═══ Recorded data ═══

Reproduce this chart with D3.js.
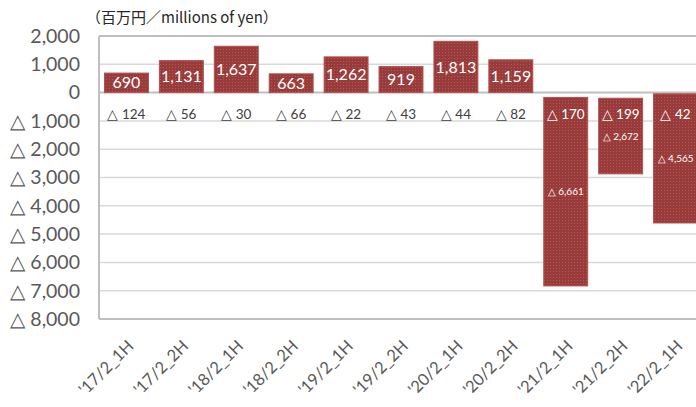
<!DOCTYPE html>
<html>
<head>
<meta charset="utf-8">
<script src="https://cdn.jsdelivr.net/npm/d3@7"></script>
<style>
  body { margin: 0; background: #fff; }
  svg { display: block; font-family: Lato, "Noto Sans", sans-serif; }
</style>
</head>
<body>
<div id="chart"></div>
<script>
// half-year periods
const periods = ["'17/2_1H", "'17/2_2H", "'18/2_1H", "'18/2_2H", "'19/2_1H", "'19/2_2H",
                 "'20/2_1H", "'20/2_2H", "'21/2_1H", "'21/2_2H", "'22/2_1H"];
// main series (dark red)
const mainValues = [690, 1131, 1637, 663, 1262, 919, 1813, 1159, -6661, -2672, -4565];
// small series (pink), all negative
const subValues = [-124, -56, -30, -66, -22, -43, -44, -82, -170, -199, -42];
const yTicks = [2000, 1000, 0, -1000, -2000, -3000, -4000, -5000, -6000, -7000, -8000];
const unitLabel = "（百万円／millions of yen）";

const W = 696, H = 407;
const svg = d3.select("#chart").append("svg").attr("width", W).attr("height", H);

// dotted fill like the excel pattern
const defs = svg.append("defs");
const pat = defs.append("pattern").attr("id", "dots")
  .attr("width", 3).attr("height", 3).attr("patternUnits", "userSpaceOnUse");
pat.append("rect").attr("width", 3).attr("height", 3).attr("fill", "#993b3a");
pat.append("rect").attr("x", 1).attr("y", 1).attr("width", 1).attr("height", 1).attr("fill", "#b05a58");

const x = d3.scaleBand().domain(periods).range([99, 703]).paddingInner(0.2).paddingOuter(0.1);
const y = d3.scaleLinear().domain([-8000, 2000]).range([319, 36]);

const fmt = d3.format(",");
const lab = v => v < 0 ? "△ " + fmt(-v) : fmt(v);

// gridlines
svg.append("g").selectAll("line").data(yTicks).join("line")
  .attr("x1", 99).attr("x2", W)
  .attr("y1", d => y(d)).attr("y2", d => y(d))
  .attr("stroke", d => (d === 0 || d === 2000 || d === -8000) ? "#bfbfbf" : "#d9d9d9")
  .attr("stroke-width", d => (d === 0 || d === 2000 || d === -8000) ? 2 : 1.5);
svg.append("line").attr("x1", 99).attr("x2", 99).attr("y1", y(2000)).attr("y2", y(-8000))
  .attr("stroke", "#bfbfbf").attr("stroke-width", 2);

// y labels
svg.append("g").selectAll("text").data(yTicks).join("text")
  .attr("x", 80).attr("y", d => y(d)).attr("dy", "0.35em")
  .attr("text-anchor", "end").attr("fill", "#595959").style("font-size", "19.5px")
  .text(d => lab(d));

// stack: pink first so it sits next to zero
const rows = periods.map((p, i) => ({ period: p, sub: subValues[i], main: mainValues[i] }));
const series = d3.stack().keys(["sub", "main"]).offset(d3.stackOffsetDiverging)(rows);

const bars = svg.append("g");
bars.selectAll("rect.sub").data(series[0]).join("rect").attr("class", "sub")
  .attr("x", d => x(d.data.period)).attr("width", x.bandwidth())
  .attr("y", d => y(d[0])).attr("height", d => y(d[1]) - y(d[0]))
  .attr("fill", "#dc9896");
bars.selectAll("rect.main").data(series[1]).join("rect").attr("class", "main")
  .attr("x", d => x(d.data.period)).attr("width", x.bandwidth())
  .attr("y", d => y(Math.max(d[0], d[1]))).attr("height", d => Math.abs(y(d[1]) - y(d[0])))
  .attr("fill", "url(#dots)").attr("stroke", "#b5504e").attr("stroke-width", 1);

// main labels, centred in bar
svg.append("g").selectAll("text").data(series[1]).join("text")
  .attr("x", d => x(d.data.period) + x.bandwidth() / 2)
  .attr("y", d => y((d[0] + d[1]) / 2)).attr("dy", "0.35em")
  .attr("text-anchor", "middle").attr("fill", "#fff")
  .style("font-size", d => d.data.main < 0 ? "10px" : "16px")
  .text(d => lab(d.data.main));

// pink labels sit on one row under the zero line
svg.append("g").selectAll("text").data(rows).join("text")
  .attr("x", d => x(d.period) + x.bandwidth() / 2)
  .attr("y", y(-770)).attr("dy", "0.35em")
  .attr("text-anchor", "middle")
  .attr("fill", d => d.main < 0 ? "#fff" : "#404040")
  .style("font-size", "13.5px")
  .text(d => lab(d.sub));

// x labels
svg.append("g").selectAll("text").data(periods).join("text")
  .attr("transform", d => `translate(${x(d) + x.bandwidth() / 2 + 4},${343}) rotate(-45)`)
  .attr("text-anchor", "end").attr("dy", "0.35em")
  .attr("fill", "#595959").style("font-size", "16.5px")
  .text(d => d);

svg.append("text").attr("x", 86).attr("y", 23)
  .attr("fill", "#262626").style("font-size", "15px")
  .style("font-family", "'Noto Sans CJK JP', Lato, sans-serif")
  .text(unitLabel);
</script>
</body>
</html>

═══

= Exercise instructions =
Pull out all lines from the listing that contain the string "chart".

= Exercise answer =
Reproduce this chart with D3.js.
<div id="chart"></div>
const svg = d3.select("#chart").append("svg").attr("width", W).attr("height", H);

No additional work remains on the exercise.